Below this line is a listing that includes pictures. Copy exactly, and only, the lines from the one containing "Convert this diagram to TikZ code." through the one containing "(rpi.south) -- (lcd.north);"; the pictures do not go in the copy.

-- START OF Dataset extract --

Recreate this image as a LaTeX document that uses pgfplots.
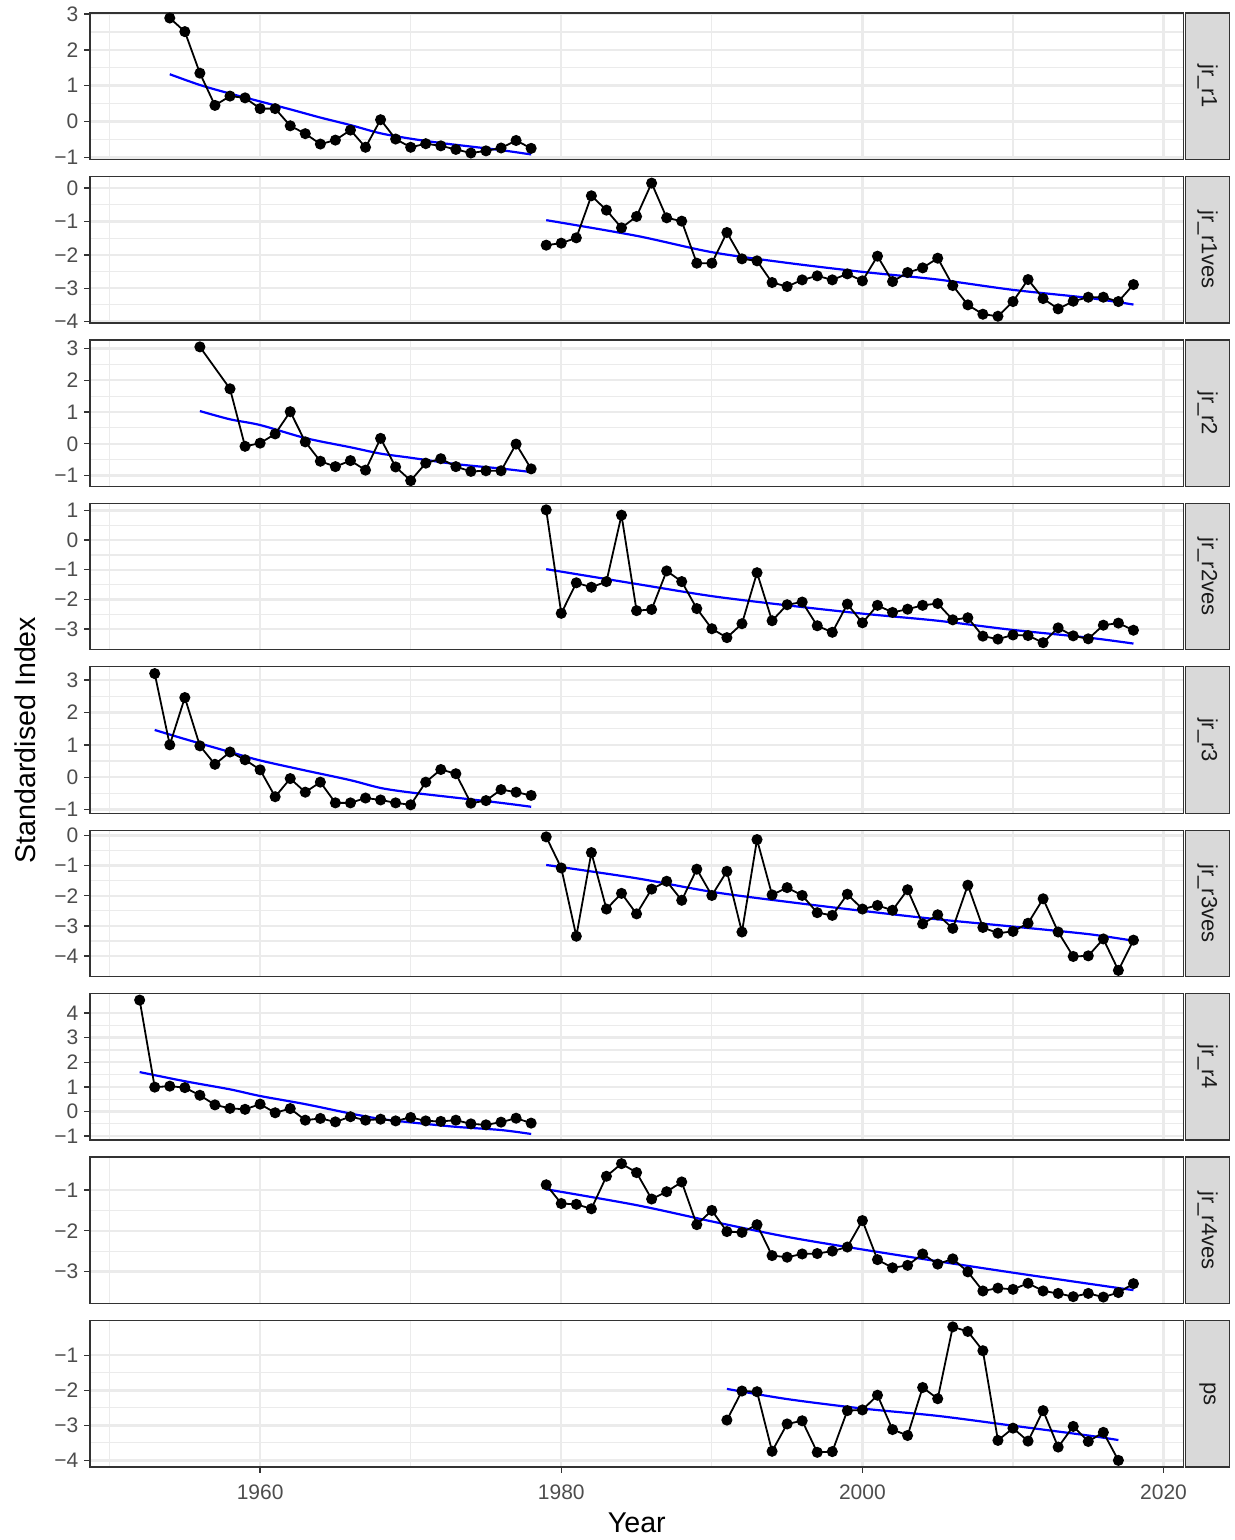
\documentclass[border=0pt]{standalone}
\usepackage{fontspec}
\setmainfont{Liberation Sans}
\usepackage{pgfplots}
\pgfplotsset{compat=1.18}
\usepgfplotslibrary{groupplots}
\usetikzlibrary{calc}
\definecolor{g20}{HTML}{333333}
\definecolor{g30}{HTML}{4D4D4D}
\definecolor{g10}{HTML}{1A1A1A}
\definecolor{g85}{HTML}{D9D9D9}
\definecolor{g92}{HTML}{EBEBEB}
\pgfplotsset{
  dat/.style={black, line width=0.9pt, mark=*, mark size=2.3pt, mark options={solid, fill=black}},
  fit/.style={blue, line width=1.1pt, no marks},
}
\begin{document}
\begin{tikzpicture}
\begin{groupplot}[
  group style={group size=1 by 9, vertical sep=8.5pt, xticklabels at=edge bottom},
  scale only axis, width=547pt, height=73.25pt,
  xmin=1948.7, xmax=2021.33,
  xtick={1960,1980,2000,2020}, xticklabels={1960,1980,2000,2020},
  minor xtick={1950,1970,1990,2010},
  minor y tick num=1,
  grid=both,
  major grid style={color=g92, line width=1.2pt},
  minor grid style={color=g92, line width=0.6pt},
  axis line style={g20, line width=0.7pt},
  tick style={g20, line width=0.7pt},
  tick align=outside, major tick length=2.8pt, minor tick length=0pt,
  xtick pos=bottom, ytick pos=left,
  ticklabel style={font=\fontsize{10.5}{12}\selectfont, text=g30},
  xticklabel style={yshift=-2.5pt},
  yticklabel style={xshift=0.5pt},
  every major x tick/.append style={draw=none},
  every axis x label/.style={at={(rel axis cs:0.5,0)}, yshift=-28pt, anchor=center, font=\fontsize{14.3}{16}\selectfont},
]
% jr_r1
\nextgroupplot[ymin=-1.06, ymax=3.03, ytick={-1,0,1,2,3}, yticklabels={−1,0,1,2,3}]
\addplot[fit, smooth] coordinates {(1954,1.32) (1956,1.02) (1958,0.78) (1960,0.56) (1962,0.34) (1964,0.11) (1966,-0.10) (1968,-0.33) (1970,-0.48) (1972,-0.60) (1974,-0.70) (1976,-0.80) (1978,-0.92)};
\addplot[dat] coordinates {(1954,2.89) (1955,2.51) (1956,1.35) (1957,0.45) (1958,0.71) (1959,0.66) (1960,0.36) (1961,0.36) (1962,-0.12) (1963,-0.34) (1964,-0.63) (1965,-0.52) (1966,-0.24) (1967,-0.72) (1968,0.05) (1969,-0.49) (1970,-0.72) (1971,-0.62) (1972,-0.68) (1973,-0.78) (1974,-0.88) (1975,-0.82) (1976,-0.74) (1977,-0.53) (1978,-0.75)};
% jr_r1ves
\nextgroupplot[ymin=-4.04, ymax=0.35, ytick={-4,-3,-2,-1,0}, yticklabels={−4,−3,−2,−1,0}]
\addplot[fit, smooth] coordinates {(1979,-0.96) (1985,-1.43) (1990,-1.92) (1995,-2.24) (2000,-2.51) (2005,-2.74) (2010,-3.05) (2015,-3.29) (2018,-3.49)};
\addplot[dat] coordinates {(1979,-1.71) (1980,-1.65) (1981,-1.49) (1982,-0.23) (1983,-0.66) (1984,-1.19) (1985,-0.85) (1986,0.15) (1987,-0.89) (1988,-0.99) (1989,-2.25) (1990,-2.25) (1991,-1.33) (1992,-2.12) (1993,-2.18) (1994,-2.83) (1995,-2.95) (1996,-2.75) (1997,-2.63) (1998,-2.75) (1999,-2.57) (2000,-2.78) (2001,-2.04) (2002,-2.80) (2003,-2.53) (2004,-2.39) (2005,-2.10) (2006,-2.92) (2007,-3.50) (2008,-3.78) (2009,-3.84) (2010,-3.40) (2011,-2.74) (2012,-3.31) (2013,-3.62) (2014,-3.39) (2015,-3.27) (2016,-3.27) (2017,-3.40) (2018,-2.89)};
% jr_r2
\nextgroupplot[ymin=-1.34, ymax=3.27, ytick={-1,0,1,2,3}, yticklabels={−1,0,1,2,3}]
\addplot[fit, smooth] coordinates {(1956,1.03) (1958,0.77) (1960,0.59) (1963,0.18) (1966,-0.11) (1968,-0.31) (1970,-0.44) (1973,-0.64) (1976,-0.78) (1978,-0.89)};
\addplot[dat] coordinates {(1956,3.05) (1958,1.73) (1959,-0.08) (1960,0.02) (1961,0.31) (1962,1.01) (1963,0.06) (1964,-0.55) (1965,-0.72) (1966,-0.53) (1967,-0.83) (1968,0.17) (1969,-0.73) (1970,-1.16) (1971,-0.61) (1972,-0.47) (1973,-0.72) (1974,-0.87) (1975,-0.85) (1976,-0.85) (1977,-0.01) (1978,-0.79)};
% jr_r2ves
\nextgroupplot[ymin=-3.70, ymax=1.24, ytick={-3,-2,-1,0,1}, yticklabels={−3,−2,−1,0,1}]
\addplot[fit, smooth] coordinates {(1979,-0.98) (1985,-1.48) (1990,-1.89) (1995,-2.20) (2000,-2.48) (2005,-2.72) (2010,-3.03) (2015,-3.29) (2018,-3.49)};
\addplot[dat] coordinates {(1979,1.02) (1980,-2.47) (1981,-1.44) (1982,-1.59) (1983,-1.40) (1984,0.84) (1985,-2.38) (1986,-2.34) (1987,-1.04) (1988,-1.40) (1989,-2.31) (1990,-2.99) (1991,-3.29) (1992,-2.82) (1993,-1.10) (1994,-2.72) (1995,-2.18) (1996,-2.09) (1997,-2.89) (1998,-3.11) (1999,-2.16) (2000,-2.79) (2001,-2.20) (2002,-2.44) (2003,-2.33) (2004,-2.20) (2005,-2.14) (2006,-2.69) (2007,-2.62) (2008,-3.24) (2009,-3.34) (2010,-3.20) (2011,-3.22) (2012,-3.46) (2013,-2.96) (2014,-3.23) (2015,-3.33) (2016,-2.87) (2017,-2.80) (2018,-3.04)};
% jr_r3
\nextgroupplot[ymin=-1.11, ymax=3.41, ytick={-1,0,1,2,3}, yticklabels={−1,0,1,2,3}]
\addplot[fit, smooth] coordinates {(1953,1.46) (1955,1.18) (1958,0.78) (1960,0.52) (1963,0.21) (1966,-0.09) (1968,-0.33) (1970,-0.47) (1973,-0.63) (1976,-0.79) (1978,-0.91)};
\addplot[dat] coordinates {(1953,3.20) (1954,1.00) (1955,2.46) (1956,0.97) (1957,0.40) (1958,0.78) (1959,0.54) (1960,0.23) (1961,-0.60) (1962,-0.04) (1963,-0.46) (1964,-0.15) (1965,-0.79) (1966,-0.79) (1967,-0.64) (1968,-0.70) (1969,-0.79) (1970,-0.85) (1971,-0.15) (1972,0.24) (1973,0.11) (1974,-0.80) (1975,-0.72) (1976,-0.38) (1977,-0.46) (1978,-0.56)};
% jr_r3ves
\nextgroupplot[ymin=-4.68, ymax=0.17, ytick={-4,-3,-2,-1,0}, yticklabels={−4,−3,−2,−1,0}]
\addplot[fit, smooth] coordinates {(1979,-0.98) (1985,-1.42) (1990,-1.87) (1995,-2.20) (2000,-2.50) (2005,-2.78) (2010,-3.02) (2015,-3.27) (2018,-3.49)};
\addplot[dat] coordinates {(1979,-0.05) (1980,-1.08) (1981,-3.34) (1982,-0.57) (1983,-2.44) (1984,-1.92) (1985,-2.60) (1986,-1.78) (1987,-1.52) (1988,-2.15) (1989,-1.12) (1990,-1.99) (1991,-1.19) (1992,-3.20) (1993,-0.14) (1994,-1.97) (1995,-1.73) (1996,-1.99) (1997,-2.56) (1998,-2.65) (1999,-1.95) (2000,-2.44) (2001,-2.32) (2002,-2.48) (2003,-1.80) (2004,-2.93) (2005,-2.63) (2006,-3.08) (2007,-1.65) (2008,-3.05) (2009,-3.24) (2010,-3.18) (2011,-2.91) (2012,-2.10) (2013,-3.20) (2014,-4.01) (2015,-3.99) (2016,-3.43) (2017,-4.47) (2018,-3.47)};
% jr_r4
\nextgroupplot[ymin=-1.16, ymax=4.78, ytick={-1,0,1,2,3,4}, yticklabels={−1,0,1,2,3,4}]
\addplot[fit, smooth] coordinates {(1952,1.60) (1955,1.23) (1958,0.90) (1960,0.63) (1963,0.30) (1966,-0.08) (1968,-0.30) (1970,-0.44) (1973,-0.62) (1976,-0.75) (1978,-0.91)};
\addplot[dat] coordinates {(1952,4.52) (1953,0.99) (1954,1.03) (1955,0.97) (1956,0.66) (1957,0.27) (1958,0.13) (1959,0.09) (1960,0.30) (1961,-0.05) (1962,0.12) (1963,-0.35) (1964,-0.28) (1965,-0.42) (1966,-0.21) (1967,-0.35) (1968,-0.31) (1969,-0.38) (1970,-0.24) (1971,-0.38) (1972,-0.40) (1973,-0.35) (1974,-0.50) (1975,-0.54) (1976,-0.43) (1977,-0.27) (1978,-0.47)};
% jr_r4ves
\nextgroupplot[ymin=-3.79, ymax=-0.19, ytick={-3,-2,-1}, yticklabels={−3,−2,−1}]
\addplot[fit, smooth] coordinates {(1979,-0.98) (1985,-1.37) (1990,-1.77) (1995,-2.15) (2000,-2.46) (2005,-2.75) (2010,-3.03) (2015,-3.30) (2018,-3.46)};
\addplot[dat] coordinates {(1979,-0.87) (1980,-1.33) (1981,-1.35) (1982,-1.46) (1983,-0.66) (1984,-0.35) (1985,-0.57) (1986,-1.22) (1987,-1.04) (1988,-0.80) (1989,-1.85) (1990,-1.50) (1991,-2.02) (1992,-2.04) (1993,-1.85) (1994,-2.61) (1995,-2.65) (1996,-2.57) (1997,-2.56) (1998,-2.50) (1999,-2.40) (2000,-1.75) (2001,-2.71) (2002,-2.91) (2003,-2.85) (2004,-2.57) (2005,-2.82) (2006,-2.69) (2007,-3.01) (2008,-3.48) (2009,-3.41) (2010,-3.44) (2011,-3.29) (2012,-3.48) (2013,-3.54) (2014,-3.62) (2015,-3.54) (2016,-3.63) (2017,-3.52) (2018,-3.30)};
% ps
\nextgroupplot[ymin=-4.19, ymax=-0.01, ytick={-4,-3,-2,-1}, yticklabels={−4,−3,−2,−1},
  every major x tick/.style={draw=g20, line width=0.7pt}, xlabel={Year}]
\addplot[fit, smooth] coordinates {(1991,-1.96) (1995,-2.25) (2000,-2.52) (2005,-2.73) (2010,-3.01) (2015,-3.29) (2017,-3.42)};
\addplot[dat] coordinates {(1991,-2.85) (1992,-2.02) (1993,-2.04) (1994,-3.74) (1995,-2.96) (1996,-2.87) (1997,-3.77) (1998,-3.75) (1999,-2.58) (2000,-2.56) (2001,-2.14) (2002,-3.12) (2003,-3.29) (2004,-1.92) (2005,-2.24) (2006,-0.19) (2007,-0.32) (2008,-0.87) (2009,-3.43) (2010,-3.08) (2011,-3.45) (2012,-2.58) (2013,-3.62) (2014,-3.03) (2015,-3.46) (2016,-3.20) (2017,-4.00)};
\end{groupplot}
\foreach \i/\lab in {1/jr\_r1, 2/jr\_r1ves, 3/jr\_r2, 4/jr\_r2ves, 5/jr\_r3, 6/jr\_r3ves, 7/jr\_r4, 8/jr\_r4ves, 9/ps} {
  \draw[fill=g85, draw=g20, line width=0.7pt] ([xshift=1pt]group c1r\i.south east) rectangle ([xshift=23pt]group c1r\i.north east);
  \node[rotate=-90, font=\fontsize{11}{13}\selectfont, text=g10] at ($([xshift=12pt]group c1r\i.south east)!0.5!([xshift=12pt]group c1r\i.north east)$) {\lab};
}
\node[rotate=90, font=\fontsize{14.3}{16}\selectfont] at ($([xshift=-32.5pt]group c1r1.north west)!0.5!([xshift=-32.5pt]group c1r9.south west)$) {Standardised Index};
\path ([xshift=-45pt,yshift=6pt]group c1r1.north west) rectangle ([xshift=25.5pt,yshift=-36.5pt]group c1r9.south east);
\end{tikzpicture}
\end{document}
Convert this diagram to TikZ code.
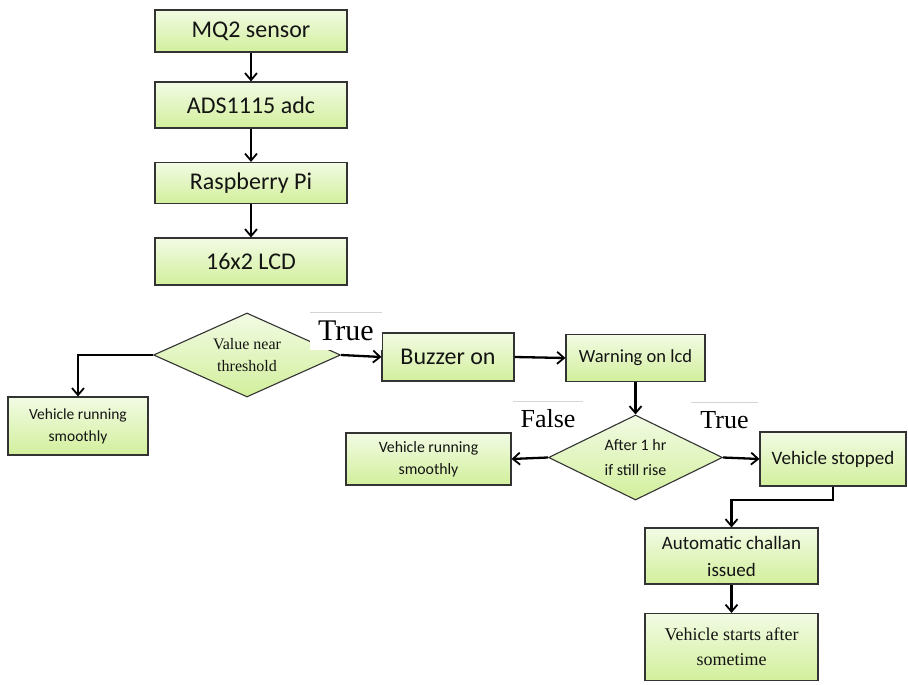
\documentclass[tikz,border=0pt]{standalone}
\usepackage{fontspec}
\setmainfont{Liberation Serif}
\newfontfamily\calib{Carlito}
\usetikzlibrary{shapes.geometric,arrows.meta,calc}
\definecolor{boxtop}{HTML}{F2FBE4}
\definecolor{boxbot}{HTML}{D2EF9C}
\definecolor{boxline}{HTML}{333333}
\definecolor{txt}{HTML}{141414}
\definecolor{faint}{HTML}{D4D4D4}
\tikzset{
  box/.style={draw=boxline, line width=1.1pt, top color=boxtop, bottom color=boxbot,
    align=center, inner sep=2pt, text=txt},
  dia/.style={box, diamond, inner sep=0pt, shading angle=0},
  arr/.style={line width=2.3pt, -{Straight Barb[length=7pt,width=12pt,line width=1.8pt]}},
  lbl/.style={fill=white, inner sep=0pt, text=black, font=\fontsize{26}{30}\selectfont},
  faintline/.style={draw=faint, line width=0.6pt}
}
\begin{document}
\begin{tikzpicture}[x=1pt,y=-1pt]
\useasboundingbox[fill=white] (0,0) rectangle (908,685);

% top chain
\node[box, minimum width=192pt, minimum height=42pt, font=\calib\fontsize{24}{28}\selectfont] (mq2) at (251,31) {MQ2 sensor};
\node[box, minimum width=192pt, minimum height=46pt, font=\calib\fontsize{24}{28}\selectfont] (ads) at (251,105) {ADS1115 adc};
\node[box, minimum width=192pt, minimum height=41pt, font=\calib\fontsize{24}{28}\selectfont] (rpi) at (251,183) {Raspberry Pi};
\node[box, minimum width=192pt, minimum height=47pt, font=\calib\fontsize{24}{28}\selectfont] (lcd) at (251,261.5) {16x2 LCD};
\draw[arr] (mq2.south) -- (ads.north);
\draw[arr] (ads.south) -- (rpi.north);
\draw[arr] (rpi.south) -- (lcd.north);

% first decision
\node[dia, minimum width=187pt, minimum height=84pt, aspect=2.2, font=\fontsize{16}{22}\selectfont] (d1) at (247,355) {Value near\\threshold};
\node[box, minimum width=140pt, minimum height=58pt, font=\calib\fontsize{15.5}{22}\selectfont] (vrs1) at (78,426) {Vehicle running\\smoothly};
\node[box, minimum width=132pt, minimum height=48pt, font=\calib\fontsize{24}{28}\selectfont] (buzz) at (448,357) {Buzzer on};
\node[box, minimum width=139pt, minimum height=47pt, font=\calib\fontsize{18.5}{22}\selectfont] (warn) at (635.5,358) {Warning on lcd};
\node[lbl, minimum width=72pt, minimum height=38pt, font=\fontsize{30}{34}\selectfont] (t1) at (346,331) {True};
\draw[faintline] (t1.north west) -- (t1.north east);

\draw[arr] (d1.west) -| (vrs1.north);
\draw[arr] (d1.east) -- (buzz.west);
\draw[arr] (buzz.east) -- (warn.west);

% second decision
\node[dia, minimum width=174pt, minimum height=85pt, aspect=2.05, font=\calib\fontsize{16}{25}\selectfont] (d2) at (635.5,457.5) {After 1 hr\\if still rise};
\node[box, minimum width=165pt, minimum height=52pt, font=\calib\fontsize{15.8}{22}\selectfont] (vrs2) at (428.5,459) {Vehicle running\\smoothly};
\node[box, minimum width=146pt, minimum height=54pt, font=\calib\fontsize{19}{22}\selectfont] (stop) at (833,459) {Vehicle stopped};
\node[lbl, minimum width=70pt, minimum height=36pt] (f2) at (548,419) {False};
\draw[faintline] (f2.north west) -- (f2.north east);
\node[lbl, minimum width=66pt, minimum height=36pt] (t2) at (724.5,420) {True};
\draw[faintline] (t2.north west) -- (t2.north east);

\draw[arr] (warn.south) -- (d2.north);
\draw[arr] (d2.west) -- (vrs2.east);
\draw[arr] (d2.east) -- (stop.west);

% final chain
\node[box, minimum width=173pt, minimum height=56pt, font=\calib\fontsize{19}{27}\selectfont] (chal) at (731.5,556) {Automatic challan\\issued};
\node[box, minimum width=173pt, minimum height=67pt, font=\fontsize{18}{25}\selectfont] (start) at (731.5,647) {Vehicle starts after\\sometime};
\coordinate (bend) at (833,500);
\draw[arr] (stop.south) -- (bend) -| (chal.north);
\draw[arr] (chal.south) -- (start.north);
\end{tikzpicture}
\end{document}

-- END OF Dataset extract --

Response:
Convert this diagram to TikZ code.
\documentclass[tikz,border=0pt]{standalone}
\usepackage{fontspec}
\setmainfont{Liberation Serif}
\newfontfamily\calib{Carlito}
\usetikzlibrary{shapes.geometric,arrows.meta,calc}
\definecolor{boxtop}{HTML}{F2FBE4}
\definecolor{boxbot}{HTML}{D2EF9C}
\definecolor{boxline}{HTML}{333333}
\definecolor{txt}{HTML}{141414}
\definecolor{faint}{HTML}{D4D4D4}
\tikzset{
  box/.style={draw=boxline, line width=1.1pt, top color=boxtop, bottom color=boxbot,
    align=center, inner sep=2pt, text=txt},
  dia/.style={box, diamond, inner sep=0pt, shading angle=0},
  arr/.style={line width=2.3pt, -{Straight Barb[length=7pt,width=12pt,line width=1.8pt]}},
  lbl/.style={fill=white, inner sep=0pt, text=black, font=\fontsize{26}{30}\selectfont},
  faintline/.style={draw=faint, line width=0.6pt}
}
\begin{document}
\begin{tikzpicture}[x=1pt,y=-1pt]
\useasboundingbox[fill=white] (0,0) rectangle (908,685);

% top chain
\node[box, minimum width=192pt, minimum height=42pt, font=\calib\fontsize{24}{28}\selectfont] (mq2) at (251,31) {MQ2 sensor};
\node[box, minimum width=192pt, minimum height=46pt, font=\calib\fontsize{24}{28}\selectfont] (ads) at (251,105) {ADS1115 adc};
\node[box, minimum width=192pt, minimum height=41pt, font=\calib\fontsize{24}{28}\selectfont] (rpi) at (251,183) {Raspberry Pi};
\node[box, minimum width=192pt, minimum height=47pt, font=\calib\fontsize{24}{28}\selectfont] (lcd) at (251,261.5) {16x2 LCD};
\draw[arr] (mq2.south) -- (ads.north);
\draw[arr] (ads.south) -- (rpi.north);
\draw[arr] (rpi.south) -- (lcd.north);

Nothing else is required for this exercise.